YOUR TASK
Among the entries below, copy only the span from the line containing "Output the LaTeX" through the line containing "(0,0) rectangle (523,391);". Do so exactly, and skip the pictures.

Source code of charts
▽

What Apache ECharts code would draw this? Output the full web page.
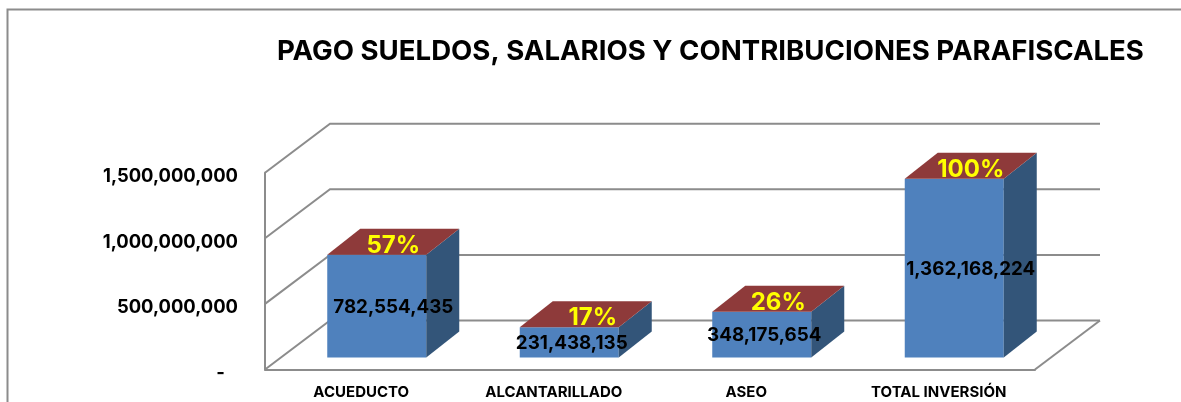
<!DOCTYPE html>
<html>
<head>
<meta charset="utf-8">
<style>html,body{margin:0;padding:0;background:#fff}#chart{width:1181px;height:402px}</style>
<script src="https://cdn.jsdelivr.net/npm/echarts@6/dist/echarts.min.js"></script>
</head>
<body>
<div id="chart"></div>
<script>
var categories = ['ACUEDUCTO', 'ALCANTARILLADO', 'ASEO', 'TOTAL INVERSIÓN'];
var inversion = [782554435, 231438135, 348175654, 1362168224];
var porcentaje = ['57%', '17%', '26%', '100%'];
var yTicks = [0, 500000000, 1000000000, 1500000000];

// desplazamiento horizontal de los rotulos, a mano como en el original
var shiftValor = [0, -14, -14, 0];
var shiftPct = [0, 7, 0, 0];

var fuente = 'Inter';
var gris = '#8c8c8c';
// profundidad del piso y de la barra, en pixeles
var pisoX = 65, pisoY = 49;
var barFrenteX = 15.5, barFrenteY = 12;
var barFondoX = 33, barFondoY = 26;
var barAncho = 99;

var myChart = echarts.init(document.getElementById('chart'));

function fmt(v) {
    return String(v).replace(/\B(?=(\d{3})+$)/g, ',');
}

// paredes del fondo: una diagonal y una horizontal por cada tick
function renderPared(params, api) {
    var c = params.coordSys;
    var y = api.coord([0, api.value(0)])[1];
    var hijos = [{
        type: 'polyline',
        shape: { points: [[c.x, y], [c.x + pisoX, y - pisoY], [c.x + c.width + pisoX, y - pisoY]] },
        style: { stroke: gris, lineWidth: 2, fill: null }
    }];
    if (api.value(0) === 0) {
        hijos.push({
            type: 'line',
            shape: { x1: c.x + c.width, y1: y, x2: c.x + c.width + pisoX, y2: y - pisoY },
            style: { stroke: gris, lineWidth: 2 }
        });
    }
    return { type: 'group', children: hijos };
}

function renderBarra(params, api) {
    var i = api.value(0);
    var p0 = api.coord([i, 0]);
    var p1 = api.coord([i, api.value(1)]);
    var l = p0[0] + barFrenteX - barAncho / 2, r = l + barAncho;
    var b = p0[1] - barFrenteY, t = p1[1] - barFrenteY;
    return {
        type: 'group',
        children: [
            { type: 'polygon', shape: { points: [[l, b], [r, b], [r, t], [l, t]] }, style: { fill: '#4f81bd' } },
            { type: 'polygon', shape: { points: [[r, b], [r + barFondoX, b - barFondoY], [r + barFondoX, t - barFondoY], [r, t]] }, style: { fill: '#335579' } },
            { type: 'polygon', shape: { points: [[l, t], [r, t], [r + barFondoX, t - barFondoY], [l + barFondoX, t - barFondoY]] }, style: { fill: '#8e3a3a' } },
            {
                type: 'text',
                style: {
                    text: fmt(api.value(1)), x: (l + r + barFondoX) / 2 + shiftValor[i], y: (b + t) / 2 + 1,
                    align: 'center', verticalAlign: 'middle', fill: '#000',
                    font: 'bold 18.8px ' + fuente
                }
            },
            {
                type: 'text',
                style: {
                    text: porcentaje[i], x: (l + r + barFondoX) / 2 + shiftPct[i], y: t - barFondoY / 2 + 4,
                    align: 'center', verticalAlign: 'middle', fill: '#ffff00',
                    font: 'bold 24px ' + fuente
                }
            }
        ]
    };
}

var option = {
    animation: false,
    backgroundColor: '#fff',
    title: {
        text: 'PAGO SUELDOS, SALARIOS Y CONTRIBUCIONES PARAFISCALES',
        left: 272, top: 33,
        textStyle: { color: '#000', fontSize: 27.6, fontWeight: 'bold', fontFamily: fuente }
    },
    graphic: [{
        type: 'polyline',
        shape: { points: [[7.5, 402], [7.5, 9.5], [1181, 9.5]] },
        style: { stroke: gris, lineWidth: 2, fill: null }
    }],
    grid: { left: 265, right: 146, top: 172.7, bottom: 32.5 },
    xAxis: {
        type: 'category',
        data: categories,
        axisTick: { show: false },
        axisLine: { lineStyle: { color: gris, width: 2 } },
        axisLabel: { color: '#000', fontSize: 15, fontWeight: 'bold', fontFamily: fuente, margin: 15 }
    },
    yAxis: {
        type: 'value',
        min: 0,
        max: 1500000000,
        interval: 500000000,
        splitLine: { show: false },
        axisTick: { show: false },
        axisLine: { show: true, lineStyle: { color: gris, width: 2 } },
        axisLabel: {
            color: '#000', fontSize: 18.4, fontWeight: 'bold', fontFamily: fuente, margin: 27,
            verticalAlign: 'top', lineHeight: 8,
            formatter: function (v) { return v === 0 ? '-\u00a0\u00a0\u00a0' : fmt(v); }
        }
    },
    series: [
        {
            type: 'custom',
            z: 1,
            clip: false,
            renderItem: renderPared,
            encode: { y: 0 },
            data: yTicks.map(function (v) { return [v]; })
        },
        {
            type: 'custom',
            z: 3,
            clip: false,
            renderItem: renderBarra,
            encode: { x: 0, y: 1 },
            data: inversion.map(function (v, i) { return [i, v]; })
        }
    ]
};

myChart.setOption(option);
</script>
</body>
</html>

△
▽

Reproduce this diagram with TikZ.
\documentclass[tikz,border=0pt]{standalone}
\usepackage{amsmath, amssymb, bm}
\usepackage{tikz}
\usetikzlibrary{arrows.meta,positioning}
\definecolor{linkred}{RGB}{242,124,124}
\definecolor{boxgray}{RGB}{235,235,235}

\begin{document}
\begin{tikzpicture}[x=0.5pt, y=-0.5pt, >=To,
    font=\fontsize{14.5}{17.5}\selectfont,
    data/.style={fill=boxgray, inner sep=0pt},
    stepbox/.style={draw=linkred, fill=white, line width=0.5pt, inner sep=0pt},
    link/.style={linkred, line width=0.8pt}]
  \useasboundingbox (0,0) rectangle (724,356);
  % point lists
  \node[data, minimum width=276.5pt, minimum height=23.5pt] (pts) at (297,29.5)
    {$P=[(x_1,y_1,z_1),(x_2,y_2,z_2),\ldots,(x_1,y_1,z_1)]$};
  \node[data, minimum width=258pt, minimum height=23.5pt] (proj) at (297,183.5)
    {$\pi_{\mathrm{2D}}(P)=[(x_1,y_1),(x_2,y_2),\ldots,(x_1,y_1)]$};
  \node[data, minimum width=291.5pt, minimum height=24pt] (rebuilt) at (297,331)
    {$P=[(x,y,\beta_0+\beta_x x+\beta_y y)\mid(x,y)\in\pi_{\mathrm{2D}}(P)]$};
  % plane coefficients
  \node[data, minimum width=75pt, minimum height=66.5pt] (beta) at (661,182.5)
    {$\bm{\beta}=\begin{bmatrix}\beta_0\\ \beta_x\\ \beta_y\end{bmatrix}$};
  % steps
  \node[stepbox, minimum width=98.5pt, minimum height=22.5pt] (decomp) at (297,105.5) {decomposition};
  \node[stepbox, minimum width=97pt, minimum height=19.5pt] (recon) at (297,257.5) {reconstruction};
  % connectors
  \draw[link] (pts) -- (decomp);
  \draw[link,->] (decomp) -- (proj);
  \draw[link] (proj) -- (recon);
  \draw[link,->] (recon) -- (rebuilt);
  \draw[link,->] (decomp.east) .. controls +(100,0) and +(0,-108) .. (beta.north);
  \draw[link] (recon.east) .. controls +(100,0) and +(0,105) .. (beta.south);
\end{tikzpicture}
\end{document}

△
▽

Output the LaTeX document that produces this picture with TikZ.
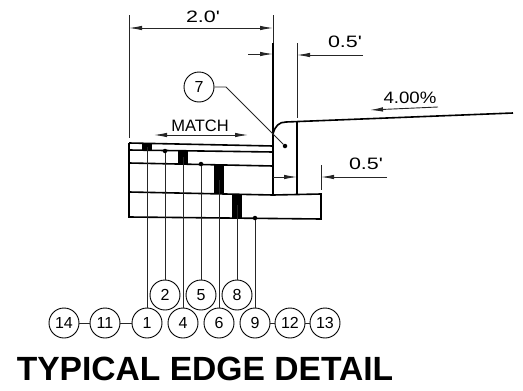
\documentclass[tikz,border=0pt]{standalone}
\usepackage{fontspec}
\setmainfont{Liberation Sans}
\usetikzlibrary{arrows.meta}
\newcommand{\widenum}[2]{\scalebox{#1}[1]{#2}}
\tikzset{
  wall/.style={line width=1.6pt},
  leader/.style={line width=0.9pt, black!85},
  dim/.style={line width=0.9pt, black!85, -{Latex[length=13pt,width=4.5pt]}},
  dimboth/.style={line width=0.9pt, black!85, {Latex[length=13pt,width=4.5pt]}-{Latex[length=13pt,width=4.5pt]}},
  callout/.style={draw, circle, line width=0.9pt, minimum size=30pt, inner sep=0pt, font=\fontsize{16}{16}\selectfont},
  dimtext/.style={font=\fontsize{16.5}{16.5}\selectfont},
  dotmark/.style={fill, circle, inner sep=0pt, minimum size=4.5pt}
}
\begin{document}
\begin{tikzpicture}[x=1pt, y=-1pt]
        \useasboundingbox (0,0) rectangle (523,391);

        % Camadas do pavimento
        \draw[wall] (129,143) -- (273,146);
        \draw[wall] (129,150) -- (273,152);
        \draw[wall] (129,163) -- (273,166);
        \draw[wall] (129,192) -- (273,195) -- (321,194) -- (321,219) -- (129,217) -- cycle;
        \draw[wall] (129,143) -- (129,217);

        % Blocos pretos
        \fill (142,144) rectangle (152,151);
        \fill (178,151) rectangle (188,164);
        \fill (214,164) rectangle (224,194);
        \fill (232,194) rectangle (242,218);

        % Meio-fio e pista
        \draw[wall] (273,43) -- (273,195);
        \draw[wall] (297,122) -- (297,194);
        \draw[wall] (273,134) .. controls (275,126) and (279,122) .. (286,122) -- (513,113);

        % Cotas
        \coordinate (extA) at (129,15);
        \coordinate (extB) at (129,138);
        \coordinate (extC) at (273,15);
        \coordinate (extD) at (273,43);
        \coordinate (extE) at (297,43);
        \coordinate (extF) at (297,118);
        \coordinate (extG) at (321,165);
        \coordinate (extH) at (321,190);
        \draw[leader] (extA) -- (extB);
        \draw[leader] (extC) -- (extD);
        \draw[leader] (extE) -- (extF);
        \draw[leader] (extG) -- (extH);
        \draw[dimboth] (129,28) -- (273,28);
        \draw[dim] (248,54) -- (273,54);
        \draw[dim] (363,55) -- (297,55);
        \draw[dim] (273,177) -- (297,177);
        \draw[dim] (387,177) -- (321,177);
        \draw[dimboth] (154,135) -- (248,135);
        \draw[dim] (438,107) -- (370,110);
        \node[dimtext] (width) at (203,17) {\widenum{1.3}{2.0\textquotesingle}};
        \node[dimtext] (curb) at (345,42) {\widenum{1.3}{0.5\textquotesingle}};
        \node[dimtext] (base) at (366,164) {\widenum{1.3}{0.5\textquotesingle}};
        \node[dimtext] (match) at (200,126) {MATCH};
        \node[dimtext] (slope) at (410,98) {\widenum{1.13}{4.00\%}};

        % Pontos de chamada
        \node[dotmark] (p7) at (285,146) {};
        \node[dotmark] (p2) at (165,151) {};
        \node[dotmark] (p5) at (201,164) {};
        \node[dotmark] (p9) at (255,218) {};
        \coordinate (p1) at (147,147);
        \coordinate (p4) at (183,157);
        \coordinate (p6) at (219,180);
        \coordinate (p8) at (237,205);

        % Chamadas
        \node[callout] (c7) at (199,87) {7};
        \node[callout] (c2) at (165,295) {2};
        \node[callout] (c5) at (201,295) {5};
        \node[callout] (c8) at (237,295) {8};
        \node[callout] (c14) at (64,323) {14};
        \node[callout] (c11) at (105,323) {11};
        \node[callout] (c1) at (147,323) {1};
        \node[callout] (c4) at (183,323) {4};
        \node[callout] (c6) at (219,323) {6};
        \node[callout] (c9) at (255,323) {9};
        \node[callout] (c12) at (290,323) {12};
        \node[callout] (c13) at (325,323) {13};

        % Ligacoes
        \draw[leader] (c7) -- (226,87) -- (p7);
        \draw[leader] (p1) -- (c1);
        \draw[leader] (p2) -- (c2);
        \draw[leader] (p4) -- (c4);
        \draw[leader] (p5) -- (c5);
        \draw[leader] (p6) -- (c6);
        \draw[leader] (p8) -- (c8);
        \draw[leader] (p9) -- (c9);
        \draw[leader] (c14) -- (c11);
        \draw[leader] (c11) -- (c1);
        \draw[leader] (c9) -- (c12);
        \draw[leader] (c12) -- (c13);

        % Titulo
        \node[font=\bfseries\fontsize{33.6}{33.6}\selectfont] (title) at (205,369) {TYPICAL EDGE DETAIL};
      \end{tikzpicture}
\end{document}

△

FULL RESPONSE
Output the LaTeX document that produces this picture with TikZ.
\documentclass[tikz,border=0pt]{standalone}
\usepackage{fontspec}
\setmainfont{Liberation Sans}
\usetikzlibrary{arrows.meta}
\newcommand{\widenum}[2]{\scalebox{#1}[1]{#2}}
\tikzset{
  wall/.style={line width=1.6pt},
  leader/.style={line width=0.9pt, black!85},
  dim/.style={line width=0.9pt, black!85, -{Latex[length=13pt,width=4.5pt]}},
  dimboth/.style={line width=0.9pt, black!85, {Latex[length=13pt,width=4.5pt]}-{Latex[length=13pt,width=4.5pt]}},
  callout/.style={draw, circle, line width=0.9pt, minimum size=30pt, inner sep=0pt, font=\fontsize{16}{16}\selectfont},
  dimtext/.style={font=\fontsize{16.5}{16.5}\selectfont},
  dotmark/.style={fill, circle, inner sep=0pt, minimum size=4.5pt}
}
\begin{document}
\begin{tikzpicture}[x=1pt, y=-1pt]
        \useasboundingbox (0,0) rectangle (523,391);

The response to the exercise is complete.